EXERCISE AIM: Reproduce the material below line by line, beginning with its first line and ending with the line that contains "3.89, 3.89, 3.90, 3.90]"; leave out pictures.

═════ MATERIAL ═════

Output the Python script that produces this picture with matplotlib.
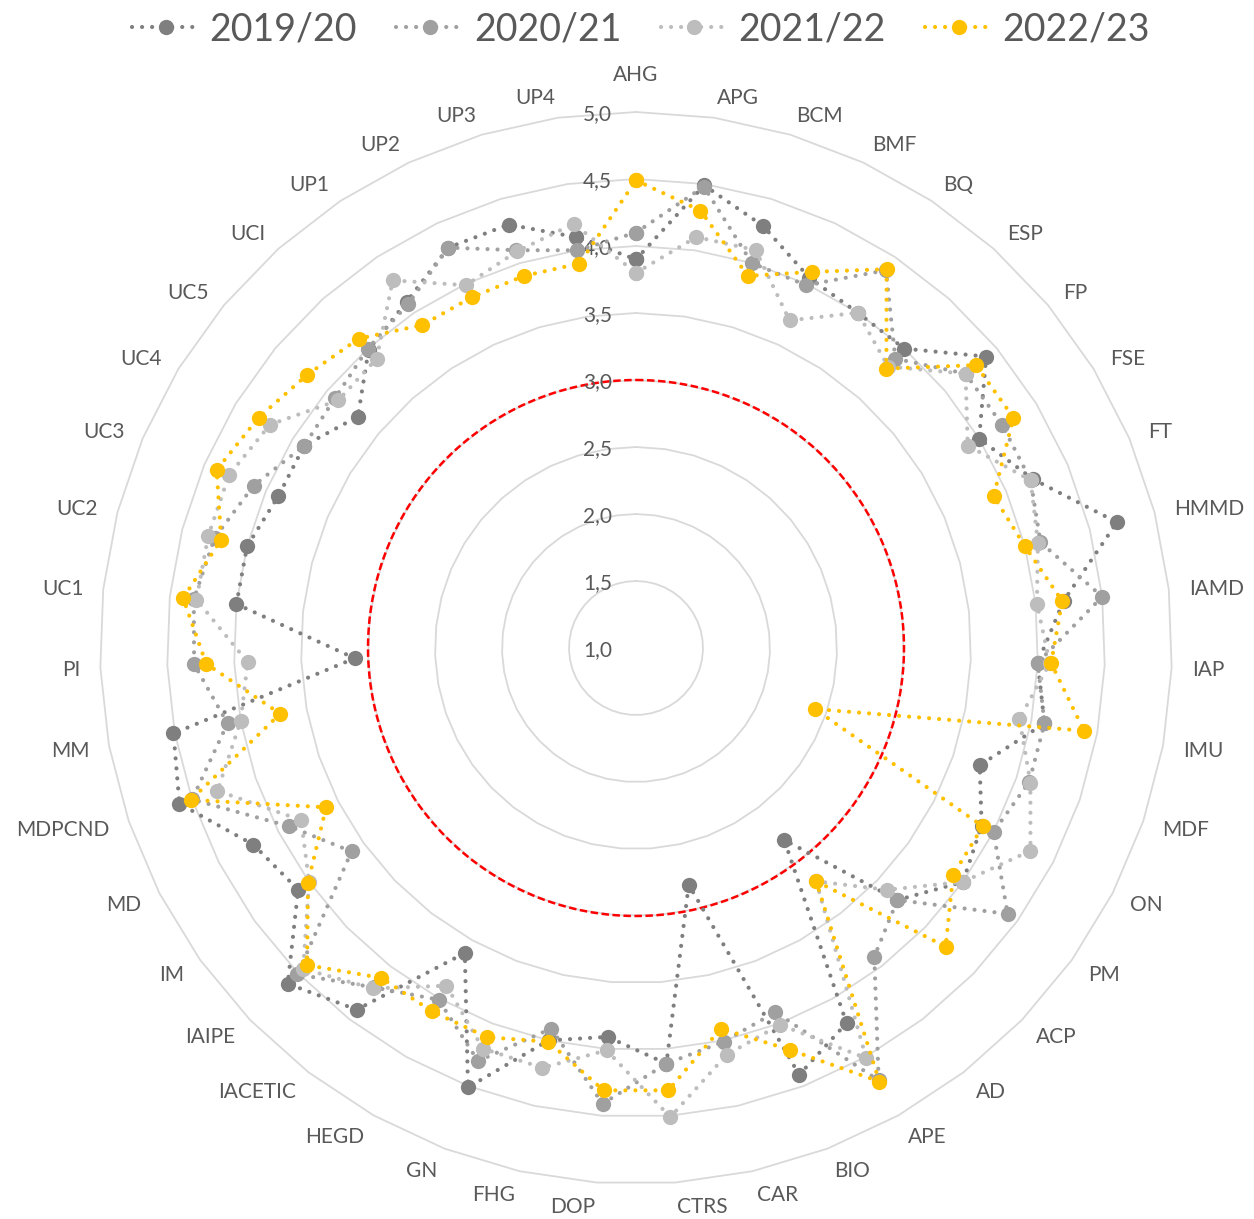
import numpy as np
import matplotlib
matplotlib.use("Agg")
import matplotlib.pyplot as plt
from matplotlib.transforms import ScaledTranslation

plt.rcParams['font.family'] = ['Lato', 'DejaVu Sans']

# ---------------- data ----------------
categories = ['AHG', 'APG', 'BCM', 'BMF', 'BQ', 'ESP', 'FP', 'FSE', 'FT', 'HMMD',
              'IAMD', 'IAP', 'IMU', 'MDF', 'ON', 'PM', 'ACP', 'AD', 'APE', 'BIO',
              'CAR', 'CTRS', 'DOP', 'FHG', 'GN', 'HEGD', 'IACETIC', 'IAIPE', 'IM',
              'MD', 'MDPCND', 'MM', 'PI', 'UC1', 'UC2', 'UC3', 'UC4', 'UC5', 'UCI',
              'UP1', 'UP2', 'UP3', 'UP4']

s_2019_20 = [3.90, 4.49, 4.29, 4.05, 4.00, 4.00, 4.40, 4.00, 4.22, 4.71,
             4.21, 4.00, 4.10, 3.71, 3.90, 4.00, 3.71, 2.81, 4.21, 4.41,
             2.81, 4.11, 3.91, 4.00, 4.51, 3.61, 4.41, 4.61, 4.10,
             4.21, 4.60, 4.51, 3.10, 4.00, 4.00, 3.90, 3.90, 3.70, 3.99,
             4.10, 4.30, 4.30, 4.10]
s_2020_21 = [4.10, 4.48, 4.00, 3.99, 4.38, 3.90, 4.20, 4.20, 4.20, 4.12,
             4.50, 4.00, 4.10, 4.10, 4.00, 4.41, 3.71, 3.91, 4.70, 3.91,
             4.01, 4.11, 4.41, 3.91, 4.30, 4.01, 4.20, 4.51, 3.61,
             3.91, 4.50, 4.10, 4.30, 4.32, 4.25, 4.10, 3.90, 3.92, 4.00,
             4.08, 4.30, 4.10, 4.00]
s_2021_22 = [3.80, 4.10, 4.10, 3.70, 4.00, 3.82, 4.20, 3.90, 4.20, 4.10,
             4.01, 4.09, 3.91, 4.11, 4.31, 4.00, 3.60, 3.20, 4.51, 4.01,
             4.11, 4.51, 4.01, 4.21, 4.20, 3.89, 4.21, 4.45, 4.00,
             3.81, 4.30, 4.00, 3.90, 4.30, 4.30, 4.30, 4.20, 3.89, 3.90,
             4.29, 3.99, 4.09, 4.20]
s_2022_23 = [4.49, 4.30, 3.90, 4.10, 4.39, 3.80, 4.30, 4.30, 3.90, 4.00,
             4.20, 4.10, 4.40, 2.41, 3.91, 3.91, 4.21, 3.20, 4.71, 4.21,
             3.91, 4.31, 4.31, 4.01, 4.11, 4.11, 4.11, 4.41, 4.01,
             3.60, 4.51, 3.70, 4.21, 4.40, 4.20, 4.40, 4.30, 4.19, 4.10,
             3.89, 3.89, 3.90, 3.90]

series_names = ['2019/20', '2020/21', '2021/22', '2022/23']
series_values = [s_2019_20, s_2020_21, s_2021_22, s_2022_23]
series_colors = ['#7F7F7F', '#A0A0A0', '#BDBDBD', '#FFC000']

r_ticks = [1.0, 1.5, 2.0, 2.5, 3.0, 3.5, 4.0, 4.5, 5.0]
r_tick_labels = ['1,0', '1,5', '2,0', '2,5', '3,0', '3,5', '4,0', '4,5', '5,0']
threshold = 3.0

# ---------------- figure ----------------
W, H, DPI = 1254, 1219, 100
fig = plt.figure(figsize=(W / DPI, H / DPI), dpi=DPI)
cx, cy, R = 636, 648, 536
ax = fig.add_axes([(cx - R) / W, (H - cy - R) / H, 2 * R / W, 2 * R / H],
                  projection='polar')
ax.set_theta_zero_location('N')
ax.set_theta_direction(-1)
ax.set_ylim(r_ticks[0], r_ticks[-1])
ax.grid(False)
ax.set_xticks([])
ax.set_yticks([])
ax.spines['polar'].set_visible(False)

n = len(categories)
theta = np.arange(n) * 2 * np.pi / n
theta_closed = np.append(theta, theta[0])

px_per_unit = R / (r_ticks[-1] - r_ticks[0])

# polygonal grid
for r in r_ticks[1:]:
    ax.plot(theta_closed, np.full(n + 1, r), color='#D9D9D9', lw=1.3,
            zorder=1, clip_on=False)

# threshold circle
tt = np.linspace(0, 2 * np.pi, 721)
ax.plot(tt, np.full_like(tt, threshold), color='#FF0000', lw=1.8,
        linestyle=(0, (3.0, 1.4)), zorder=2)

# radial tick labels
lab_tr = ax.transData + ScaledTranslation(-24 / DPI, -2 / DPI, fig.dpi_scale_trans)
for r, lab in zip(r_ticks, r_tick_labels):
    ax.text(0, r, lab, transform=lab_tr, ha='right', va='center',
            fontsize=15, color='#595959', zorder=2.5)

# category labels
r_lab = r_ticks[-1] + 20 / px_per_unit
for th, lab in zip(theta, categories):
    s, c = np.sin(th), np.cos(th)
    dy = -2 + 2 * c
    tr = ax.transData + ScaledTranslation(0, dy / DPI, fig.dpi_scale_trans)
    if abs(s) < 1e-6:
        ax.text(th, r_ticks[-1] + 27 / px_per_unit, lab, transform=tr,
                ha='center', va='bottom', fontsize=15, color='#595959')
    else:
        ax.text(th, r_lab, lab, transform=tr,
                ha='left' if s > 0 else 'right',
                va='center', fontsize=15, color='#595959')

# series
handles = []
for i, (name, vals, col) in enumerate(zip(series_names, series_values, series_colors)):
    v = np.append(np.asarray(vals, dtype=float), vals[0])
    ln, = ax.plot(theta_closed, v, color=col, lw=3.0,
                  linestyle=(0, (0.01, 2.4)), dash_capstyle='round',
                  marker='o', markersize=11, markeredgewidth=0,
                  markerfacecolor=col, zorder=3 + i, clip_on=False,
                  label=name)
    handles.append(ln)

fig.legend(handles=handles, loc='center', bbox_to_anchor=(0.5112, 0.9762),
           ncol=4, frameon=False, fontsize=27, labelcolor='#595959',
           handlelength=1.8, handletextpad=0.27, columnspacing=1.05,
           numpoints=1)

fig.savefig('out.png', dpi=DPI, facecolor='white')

═════

RESPONSE:
Output the Python script that produces this picture with matplotlib.
import numpy as np
import matplotlib
matplotlib.use("Agg")
import matplotlib.pyplot as plt
from matplotlib.transforms import ScaledTranslation

plt.rcParams['font.family'] = ['Lato', 'DejaVu Sans']

# ---------------- data ----------------
categories = ['AHG', 'APG', 'BCM', 'BMF', 'BQ', 'ESP', 'FP', 'FSE', 'FT', 'HMMD',
              'IAMD', 'IAP', 'IMU', 'MDF', 'ON', 'PM', 'ACP', 'AD', 'APE', 'BIO',
              'CAR', 'CTRS', 'DOP', 'FHG', 'GN', 'HEGD', 'IACETIC', 'IAIPE', 'IM',
              'MD', 'MDPCND', 'MM', 'PI', 'UC1', 'UC2', 'UC3', 'UC4', 'UC5', 'UCI',
              'UP1', 'UP2', 'UP3', 'UP4']

s_2019_20 = [3.90, 4.49, 4.29, 4.05, 4.00, 4.00, 4.40, 4.00, 4.22, 4.71,
             4.21, 4.00, 4.10, 3.71, 3.90, 4.00, 3.71, 2.81, 4.21, 4.41,
             2.81, 4.11, 3.91, 4.00, 4.51, 3.61, 4.41, 4.61, 4.10,
             4.21, 4.60, 4.51, 3.10, 4.00, 4.00, 3.90, 3.90, 3.70, 3.99,
             4.10, 4.30, 4.30, 4.10]
s_2020_21 = [4.10, 4.48, 4.00, 3.99, 4.38, 3.90, 4.20, 4.20, 4.20, 4.12,
             4.50, 4.00, 4.10, 4.10, 4.00, 4.41, 3.71, 3.91, 4.70, 3.91,
             4.01, 4.11, 4.41, 3.91, 4.30, 4.01, 4.20, 4.51, 3.61,
             3.91, 4.50, 4.10, 4.30, 4.32, 4.25, 4.10, 3.90, 3.92, 4.00,
             4.08, 4.30, 4.10, 4.00]
s_2021_22 = [3.80, 4.10, 4.10, 3.70, 4.00, 3.82, 4.20, 3.90, 4.20, 4.10,
             4.01, 4.09, 3.91, 4.11, 4.31, 4.00, 3.60, 3.20, 4.51, 4.01,
             4.11, 4.51, 4.01, 4.21, 4.20, 3.89, 4.21, 4.45, 4.00,
             3.81, 4.30, 4.00, 3.90, 4.30, 4.30, 4.30, 4.20, 3.89, 3.90,
             4.29, 3.99, 4.09, 4.20]
s_2022_23 = [4.49, 4.30, 3.90, 4.10, 4.39, 3.80, 4.30, 4.30, 3.90, 4.00,
             4.20, 4.10, 4.40, 2.41, 3.91, 3.91, 4.21, 3.20, 4.71, 4.21,
             3.91, 4.31, 4.31, 4.01, 4.11, 4.11, 4.11, 4.41, 4.01,
             3.60, 4.51, 3.70, 4.21, 4.40, 4.20, 4.40, 4.30, 4.19, 4.10,
             3.89, 3.89, 3.90, 3.90]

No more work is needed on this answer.